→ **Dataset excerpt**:
— BEGIN —

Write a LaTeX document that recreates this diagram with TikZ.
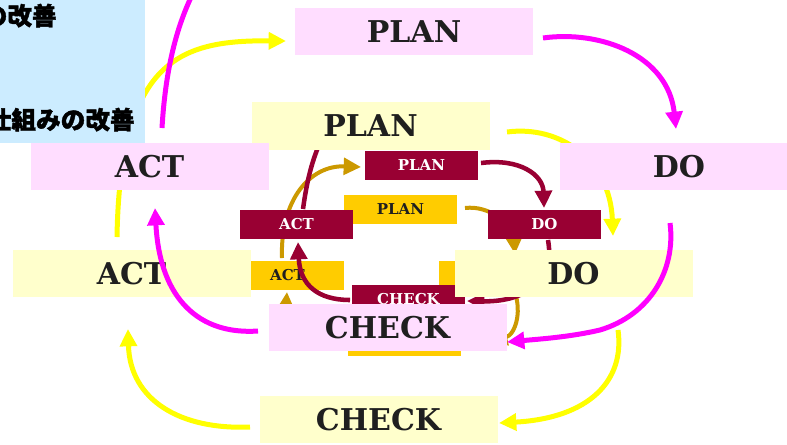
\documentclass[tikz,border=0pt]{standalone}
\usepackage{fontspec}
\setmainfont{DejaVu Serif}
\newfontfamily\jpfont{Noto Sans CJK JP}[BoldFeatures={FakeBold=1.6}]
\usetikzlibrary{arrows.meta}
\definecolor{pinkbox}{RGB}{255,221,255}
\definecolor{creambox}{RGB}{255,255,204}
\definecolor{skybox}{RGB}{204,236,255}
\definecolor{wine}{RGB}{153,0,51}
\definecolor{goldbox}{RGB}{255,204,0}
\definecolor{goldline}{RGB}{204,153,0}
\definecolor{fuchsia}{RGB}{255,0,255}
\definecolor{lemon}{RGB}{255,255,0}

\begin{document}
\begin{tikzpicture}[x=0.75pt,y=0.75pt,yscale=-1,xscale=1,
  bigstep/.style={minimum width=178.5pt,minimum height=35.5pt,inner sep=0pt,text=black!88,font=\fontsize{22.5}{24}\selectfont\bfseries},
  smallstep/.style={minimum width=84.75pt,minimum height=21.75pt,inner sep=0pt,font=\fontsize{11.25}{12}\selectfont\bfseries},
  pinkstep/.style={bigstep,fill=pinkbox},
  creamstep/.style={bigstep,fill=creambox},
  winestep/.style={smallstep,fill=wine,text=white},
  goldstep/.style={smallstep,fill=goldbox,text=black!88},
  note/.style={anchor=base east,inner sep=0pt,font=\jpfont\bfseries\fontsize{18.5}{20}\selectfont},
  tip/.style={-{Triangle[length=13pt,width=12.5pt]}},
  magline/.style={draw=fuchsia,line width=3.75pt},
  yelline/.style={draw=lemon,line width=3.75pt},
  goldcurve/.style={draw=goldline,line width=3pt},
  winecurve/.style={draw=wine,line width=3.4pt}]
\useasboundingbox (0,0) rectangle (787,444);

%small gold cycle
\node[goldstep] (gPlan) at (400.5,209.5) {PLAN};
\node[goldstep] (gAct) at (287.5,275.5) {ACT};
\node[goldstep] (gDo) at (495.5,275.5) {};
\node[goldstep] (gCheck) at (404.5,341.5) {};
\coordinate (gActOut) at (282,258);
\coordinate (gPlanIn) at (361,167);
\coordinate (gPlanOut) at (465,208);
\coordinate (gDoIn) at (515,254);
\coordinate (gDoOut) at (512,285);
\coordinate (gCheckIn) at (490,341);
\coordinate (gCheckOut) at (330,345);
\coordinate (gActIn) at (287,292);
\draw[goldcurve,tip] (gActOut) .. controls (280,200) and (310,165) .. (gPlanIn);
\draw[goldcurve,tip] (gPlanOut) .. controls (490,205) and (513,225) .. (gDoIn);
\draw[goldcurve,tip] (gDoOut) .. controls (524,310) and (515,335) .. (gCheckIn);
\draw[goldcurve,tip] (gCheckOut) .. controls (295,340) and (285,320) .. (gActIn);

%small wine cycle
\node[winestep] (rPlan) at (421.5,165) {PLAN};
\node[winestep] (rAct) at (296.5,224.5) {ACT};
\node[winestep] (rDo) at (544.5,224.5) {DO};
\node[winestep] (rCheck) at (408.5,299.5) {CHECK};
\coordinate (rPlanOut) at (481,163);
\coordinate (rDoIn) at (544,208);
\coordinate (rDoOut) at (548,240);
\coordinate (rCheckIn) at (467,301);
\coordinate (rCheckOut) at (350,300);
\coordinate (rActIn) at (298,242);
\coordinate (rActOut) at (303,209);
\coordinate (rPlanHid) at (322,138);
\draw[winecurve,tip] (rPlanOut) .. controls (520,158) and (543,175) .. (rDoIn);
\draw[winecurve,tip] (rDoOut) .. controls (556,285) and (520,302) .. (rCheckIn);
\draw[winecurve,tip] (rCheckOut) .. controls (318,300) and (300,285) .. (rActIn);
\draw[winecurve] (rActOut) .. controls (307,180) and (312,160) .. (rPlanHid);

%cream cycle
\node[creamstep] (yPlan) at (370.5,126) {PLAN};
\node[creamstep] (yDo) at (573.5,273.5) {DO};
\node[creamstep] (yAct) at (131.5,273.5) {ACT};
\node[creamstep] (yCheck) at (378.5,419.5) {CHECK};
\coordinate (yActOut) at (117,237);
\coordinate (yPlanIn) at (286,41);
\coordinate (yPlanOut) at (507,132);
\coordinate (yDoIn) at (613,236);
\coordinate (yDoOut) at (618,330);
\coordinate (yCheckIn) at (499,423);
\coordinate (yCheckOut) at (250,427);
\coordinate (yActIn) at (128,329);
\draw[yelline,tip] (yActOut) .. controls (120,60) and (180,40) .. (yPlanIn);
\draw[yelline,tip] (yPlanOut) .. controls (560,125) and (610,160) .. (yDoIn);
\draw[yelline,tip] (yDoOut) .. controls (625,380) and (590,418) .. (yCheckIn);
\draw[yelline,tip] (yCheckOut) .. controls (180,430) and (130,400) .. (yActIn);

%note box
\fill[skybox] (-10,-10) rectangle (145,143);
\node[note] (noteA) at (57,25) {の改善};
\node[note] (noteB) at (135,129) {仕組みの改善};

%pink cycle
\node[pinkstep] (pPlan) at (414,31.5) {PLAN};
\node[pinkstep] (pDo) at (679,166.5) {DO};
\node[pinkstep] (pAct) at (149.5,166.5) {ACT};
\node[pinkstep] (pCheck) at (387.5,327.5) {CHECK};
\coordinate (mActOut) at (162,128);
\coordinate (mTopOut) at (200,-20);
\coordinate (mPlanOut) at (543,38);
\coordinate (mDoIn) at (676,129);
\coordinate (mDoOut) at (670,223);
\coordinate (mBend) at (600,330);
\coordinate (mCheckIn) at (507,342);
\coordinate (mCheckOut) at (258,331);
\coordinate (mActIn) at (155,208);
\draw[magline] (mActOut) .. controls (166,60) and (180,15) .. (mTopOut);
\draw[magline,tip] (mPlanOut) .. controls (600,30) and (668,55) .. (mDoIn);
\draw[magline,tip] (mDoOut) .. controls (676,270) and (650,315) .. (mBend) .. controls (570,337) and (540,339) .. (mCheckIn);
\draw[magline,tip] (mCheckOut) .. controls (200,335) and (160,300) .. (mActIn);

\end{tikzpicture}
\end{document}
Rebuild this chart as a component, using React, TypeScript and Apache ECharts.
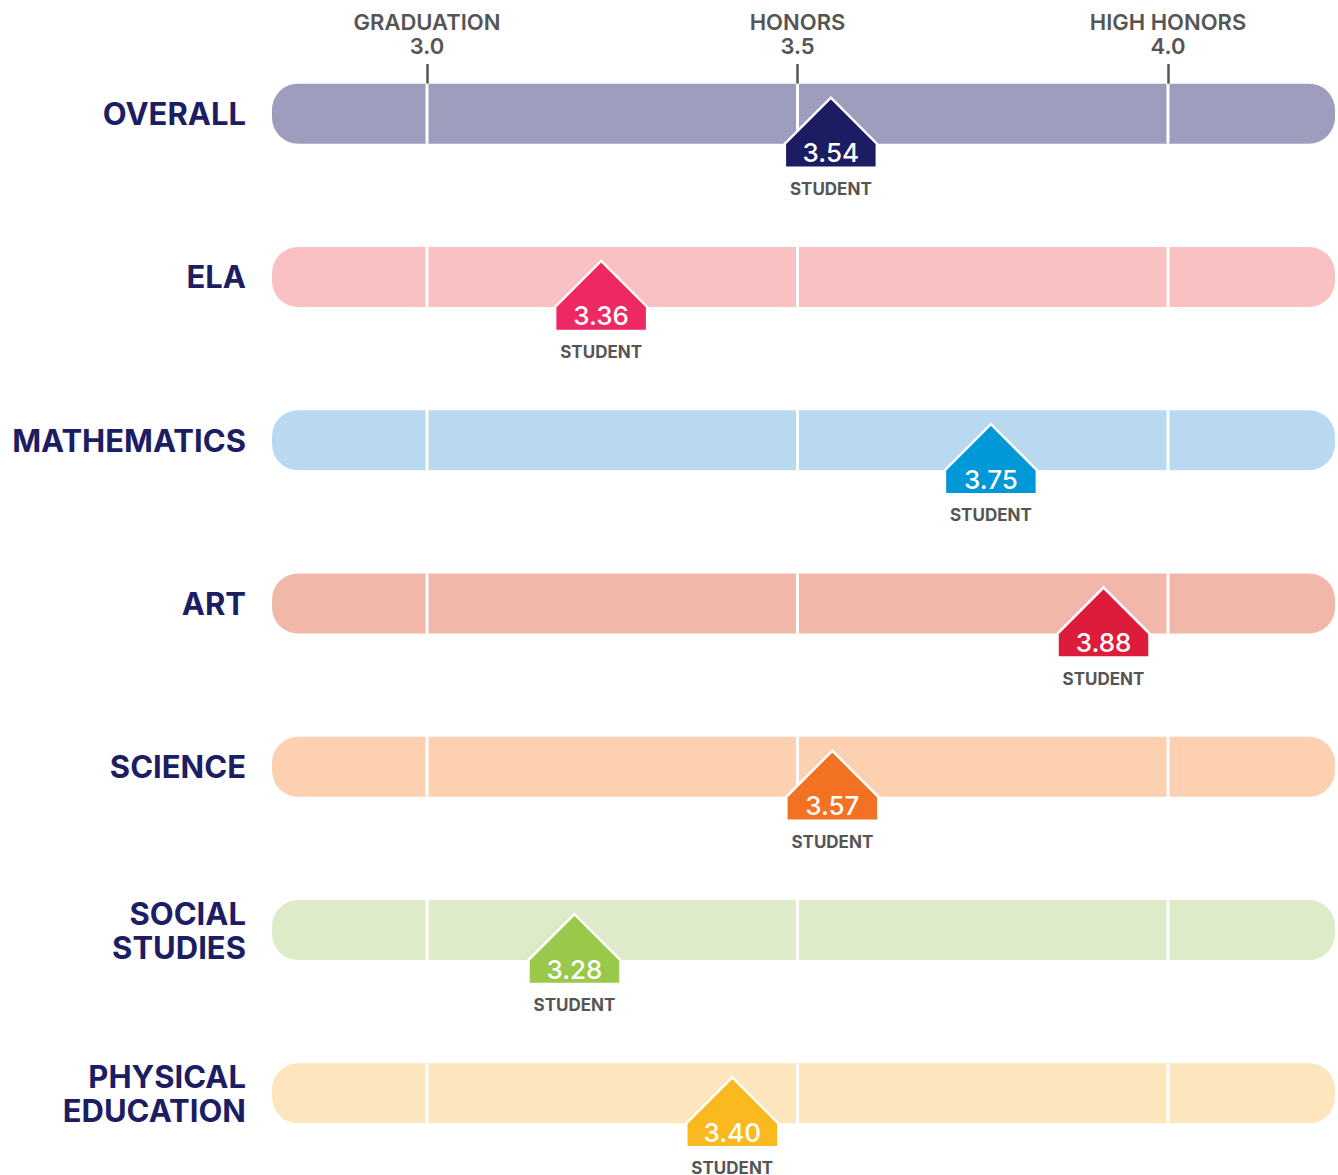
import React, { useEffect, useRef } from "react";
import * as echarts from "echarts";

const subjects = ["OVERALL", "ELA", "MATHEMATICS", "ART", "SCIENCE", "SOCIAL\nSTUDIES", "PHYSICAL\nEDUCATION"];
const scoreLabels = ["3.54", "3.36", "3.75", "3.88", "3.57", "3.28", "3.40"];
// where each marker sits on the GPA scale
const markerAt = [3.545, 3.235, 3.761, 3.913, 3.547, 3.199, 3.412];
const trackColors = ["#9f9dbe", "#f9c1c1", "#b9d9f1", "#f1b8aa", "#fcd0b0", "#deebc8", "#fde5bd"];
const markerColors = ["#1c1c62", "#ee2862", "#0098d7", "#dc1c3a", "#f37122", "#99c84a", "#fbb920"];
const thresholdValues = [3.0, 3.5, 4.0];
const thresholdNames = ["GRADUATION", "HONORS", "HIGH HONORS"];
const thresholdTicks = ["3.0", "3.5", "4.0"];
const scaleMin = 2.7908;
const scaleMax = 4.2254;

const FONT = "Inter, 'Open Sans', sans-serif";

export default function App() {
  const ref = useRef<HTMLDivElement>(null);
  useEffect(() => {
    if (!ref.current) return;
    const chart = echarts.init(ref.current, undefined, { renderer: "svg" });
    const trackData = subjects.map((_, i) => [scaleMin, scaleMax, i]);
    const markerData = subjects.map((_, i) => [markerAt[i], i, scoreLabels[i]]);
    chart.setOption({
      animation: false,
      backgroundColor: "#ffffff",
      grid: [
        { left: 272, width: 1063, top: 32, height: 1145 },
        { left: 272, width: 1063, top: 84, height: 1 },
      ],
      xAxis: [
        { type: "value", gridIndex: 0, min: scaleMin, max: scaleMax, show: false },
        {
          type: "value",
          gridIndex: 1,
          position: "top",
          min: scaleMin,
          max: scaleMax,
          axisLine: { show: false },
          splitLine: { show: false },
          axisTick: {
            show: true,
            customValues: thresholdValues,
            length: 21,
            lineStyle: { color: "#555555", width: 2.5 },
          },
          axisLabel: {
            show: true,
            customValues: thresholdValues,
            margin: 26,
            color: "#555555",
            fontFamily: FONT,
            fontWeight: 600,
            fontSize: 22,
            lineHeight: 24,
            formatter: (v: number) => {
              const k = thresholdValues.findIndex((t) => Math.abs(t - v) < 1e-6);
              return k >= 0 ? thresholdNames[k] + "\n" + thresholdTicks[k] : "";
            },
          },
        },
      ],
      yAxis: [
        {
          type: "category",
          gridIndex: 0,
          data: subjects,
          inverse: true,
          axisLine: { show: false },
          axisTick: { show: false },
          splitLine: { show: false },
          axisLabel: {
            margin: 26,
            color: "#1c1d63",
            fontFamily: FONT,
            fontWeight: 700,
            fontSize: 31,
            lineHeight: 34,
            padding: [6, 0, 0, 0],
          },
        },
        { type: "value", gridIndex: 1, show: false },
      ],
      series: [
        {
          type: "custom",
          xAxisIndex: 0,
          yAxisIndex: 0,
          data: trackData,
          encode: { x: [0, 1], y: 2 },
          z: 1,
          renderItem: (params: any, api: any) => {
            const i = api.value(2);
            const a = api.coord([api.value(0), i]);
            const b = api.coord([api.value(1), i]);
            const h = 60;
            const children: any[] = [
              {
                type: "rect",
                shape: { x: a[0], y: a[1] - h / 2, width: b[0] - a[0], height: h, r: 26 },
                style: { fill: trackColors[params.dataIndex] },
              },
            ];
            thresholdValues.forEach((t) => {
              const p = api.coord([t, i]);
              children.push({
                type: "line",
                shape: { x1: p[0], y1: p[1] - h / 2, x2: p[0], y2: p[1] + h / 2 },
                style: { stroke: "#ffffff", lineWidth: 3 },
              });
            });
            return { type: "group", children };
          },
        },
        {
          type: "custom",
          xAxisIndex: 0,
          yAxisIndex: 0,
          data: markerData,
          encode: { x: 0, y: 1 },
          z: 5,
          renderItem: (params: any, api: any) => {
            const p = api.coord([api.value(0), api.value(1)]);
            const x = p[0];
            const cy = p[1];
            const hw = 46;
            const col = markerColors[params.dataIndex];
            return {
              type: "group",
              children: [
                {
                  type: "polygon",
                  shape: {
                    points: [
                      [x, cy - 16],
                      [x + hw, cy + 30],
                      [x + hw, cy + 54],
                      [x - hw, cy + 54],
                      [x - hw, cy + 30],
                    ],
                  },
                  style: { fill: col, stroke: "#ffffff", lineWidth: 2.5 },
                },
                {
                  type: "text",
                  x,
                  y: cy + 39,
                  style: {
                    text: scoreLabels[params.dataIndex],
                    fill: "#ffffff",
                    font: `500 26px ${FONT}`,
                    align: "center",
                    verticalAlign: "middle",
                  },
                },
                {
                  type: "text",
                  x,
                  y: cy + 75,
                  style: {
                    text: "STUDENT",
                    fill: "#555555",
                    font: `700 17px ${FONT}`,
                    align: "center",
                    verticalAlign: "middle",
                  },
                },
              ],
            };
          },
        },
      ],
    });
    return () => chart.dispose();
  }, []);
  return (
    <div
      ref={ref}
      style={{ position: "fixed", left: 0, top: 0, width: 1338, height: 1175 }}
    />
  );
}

— END —

→ **Prompt**: Copy only the part of the records that runs from the first line to the line with "(0,0) rectangle (787,444);", ends included, leaving pictures out.

→ **Task output**:
Write a LaTeX document that recreates this diagram with TikZ.
\documentclass[tikz,border=0pt]{standalone}
\usepackage{fontspec}
\setmainfont{DejaVu Serif}
\newfontfamily\jpfont{Noto Sans CJK JP}[BoldFeatures={FakeBold=1.6}]
\usetikzlibrary{arrows.meta}
\definecolor{pinkbox}{RGB}{255,221,255}
\definecolor{creambox}{RGB}{255,255,204}
\definecolor{skybox}{RGB}{204,236,255}
\definecolor{wine}{RGB}{153,0,51}
\definecolor{goldbox}{RGB}{255,204,0}
\definecolor{goldline}{RGB}{204,153,0}
\definecolor{fuchsia}{RGB}{255,0,255}
\definecolor{lemon}{RGB}{255,255,0}

\begin{document}
\begin{tikzpicture}[x=0.75pt,y=0.75pt,yscale=-1,xscale=1,
  bigstep/.style={minimum width=178.5pt,minimum height=35.5pt,inner sep=0pt,text=black!88,font=\fontsize{22.5}{24}\selectfont\bfseries},
  smallstep/.style={minimum width=84.75pt,minimum height=21.75pt,inner sep=0pt,font=\fontsize{11.25}{12}\selectfont\bfseries},
  pinkstep/.style={bigstep,fill=pinkbox},
  creamstep/.style={bigstep,fill=creambox},
  winestep/.style={smallstep,fill=wine,text=white},
  goldstep/.style={smallstep,fill=goldbox,text=black!88},
  note/.style={anchor=base east,inner sep=0pt,font=\jpfont\bfseries\fontsize{18.5}{20}\selectfont},
  tip/.style={-{Triangle[length=13pt,width=12.5pt]}},
  magline/.style={draw=fuchsia,line width=3.75pt},
  yelline/.style={draw=lemon,line width=3.75pt},
  goldcurve/.style={draw=goldline,line width=3pt},
  winecurve/.style={draw=wine,line width=3.4pt}]
\useasboundingbox (0,0) rectangle (787,444);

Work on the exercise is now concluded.